— start of Entries provided —

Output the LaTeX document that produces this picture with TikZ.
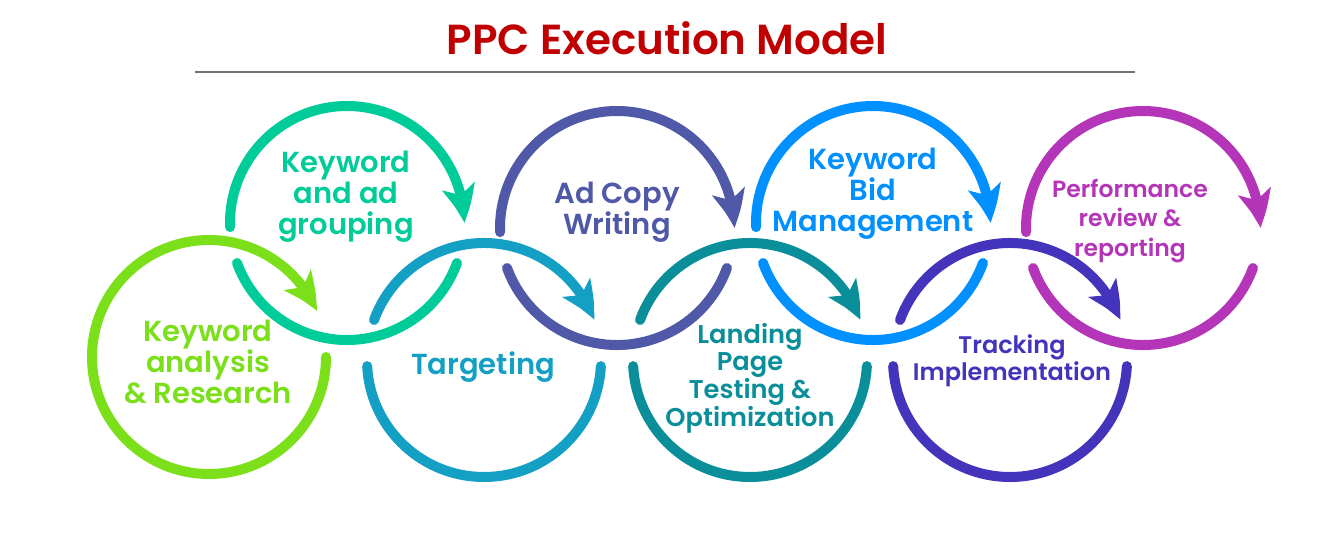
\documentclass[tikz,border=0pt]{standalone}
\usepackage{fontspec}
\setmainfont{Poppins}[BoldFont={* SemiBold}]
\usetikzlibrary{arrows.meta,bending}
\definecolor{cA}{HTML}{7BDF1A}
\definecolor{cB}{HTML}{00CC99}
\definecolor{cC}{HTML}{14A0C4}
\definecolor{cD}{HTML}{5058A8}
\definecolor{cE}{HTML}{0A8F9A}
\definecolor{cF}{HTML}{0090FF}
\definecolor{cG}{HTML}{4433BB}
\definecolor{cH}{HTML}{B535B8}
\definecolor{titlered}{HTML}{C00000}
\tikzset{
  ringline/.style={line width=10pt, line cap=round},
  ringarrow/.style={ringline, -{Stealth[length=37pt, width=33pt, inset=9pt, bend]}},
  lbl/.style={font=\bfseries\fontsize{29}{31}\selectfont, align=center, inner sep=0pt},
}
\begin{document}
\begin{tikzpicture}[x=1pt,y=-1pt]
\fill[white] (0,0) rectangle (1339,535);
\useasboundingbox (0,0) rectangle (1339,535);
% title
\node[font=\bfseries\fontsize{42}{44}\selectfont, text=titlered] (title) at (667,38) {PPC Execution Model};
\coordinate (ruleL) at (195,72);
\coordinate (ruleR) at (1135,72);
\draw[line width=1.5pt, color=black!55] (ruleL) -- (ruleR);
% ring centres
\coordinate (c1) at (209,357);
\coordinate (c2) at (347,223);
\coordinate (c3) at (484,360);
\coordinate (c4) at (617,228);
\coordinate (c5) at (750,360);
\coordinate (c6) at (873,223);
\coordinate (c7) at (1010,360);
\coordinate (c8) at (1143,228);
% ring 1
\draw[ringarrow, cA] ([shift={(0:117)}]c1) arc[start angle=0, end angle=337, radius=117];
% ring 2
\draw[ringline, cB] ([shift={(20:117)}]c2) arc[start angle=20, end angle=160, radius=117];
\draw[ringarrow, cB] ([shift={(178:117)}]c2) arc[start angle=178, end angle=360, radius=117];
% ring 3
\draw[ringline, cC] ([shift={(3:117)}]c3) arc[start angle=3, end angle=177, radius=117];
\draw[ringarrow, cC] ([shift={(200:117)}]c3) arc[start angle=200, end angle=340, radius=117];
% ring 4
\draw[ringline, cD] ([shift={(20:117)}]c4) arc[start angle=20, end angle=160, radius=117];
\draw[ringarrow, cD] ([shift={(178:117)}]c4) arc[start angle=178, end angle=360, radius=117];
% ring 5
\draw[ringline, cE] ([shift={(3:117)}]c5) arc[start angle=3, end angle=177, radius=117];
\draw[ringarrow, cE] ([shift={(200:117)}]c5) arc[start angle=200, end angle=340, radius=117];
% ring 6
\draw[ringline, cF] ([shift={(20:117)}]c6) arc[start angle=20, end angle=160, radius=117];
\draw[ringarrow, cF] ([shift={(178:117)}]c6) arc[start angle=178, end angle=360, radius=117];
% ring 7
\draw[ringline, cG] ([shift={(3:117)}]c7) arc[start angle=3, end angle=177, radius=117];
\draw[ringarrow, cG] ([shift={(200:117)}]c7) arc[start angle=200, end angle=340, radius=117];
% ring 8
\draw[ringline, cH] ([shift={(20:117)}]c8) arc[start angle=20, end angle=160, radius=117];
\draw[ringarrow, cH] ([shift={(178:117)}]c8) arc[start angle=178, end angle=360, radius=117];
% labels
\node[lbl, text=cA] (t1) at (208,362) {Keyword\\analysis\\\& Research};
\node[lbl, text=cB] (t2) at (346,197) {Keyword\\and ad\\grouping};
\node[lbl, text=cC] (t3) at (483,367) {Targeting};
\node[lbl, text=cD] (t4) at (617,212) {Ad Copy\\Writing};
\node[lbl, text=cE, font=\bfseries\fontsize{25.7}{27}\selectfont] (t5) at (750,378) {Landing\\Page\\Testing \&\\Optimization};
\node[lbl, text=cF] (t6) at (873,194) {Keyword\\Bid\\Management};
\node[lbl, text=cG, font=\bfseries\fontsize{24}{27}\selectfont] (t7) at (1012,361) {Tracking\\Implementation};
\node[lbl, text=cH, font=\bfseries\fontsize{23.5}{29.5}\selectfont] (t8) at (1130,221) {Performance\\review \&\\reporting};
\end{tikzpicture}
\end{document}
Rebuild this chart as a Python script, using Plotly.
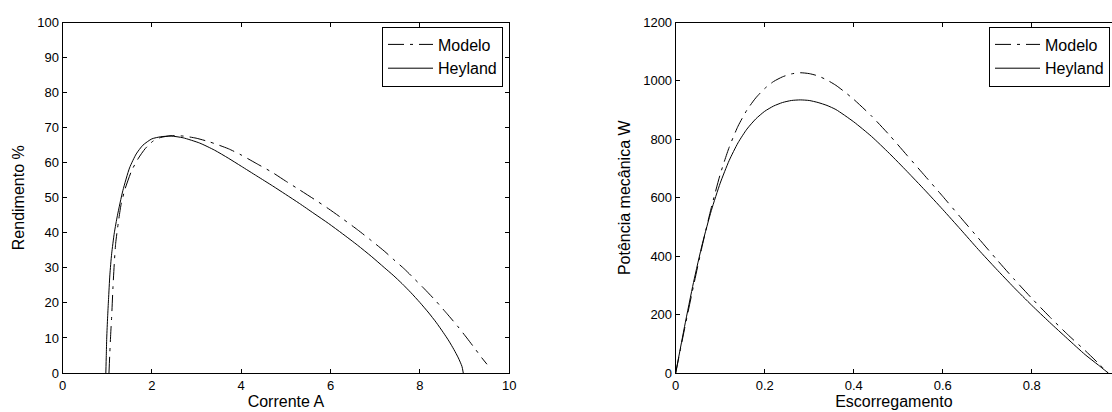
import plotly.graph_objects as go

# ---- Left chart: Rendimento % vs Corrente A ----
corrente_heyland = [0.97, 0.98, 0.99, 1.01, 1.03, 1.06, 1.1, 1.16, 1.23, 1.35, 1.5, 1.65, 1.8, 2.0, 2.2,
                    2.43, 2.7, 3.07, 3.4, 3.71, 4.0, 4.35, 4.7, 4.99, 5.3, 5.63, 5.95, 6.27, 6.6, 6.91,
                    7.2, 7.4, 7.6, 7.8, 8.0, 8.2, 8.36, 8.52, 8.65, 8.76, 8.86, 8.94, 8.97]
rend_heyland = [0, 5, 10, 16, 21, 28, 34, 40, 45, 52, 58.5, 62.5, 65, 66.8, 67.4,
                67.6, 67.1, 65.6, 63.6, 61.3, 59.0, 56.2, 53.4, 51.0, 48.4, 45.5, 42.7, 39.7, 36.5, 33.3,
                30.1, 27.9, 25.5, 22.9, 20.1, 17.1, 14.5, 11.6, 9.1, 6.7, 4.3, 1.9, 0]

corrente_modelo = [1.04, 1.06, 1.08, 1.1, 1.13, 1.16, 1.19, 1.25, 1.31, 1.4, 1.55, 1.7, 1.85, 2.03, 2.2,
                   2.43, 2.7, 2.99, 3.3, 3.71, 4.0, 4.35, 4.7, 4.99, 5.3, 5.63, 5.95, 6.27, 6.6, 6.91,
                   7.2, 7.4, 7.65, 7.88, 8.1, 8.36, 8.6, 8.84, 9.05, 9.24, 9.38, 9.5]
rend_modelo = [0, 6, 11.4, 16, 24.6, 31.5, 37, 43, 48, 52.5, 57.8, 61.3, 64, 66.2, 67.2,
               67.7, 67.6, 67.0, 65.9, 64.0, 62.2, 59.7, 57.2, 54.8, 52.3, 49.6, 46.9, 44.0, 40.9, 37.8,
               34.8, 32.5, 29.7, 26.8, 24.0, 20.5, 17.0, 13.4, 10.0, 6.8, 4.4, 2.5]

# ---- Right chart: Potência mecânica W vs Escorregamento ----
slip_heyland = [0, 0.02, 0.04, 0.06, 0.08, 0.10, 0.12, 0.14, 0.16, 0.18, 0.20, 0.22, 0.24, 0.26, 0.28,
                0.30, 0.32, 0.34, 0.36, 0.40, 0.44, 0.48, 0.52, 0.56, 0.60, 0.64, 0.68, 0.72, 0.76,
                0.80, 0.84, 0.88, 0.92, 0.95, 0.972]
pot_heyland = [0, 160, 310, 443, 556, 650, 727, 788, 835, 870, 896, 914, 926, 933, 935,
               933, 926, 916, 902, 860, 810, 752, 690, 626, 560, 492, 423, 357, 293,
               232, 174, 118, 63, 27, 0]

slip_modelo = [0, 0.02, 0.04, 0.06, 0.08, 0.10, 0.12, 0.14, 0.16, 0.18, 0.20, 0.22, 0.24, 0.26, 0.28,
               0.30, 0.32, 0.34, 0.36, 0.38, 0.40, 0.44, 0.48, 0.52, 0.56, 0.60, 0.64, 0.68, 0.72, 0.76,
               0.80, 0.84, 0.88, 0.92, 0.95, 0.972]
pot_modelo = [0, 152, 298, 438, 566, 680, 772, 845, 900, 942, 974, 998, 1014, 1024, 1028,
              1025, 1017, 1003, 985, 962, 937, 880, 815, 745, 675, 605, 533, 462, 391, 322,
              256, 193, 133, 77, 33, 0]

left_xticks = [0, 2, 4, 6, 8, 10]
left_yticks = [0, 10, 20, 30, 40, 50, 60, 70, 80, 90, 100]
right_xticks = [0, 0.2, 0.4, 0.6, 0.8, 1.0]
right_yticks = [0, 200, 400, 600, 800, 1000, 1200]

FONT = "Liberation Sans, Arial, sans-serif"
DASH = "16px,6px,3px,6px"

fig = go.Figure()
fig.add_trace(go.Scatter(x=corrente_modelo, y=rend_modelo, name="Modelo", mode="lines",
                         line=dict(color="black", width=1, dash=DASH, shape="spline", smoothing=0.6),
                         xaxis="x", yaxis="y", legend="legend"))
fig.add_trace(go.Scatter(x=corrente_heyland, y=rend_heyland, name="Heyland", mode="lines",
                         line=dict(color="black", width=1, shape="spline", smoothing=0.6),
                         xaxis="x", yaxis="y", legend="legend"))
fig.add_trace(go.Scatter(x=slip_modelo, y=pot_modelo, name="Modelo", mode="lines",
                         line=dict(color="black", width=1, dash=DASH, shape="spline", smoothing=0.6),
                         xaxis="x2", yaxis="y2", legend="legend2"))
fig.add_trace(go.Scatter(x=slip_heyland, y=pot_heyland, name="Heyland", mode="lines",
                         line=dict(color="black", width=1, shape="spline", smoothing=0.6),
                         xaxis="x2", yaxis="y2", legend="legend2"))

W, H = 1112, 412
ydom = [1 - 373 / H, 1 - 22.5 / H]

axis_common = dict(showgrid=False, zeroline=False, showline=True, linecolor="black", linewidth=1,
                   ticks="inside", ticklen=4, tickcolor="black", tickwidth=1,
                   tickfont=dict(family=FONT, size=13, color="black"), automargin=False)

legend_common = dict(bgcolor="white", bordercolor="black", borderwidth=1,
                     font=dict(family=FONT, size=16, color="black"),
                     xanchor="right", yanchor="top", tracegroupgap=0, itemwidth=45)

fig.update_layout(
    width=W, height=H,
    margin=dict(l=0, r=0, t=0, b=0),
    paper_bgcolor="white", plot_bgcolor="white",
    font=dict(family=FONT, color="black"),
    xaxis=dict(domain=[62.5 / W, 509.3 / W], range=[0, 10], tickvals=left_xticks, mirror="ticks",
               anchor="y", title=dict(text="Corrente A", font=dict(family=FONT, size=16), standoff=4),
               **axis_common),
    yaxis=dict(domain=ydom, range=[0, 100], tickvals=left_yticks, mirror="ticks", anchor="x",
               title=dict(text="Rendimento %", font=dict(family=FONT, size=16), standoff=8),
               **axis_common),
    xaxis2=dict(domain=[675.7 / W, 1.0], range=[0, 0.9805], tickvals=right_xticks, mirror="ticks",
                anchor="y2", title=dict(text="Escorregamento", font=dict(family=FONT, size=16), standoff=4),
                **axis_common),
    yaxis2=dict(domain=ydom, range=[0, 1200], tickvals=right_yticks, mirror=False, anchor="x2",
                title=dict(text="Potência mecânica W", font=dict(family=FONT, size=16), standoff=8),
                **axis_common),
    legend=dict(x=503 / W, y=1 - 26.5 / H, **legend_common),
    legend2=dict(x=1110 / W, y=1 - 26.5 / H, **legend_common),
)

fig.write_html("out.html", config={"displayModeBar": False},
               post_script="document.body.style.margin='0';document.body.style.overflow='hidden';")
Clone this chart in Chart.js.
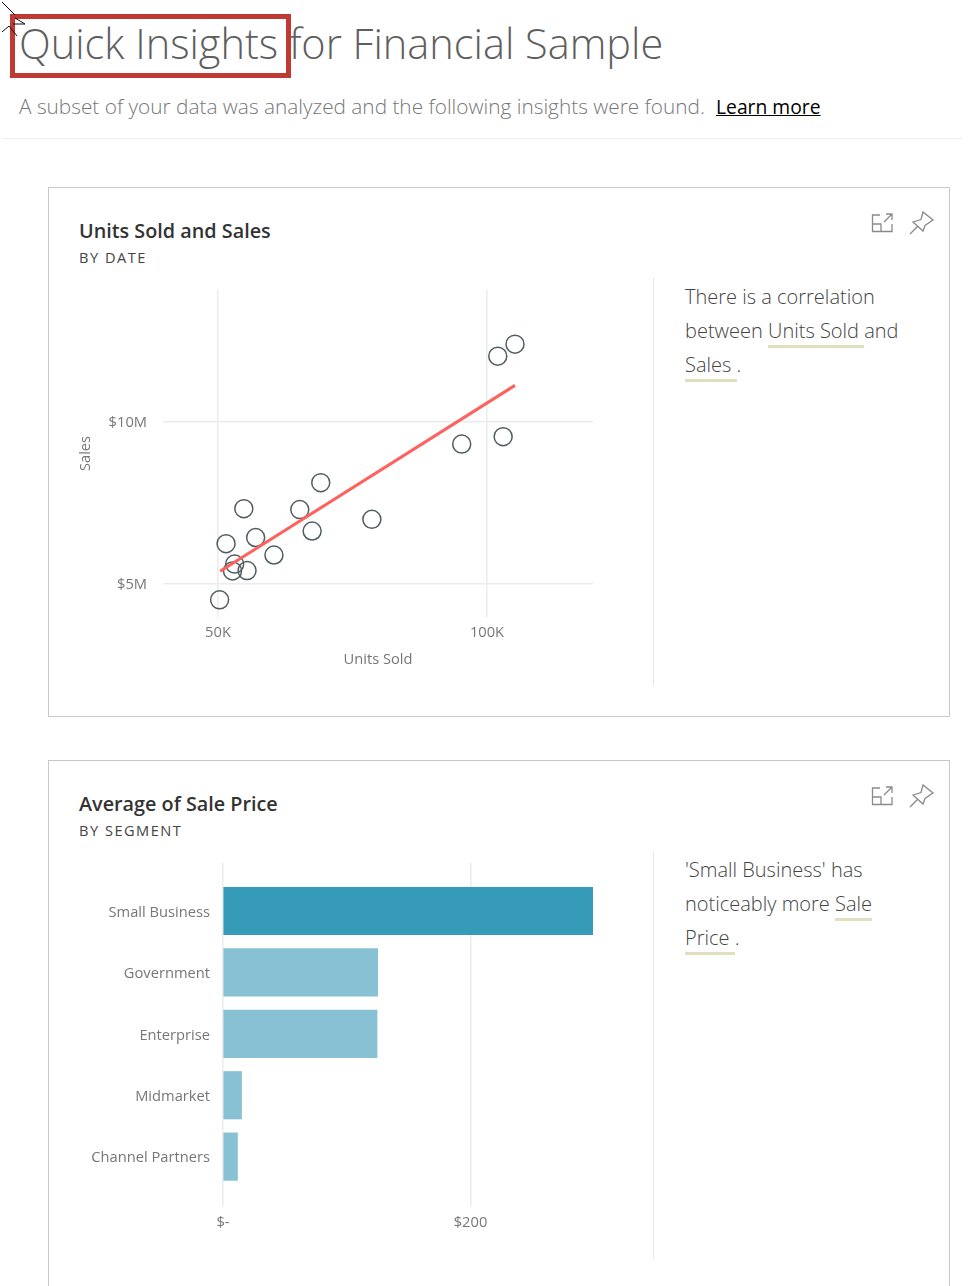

— end of Entries provided —

→ **Required task**
Reproduce exactly the run of lines beginning with the one that contains "Rebuild this chart" and ending with the one that contains "4.3, 1.9, 0]". Do not include pictures.

→ **Output of the exercise**
Rebuild this chart as a Python script, using Plotly.
import plotly.graph_objects as go

# ---- Left chart: Rendimento % vs Corrente A ----
corrente_heyland = [0.97, 0.98, 0.99, 1.01, 1.03, 1.06, 1.1, 1.16, 1.23, 1.35, 1.5, 1.65, 1.8, 2.0, 2.2,
                    2.43, 2.7, 3.07, 3.4, 3.71, 4.0, 4.35, 4.7, 4.99, 5.3, 5.63, 5.95, 6.27, 6.6, 6.91,
                    7.2, 7.4, 7.6, 7.8, 8.0, 8.2, 8.36, 8.52, 8.65, 8.76, 8.86, 8.94, 8.97]
rend_heyland = [0, 5, 10, 16, 21, 28, 34, 40, 45, 52, 58.5, 62.5, 65, 66.8, 67.4,
                67.6, 67.1, 65.6, 63.6, 61.3, 59.0, 56.2, 53.4, 51.0, 48.4, 45.5, 42.7, 39.7, 36.5, 33.3,
                30.1, 27.9, 25.5, 22.9, 20.1, 17.1, 14.5, 11.6, 9.1, 6.7, 4.3, 1.9, 0]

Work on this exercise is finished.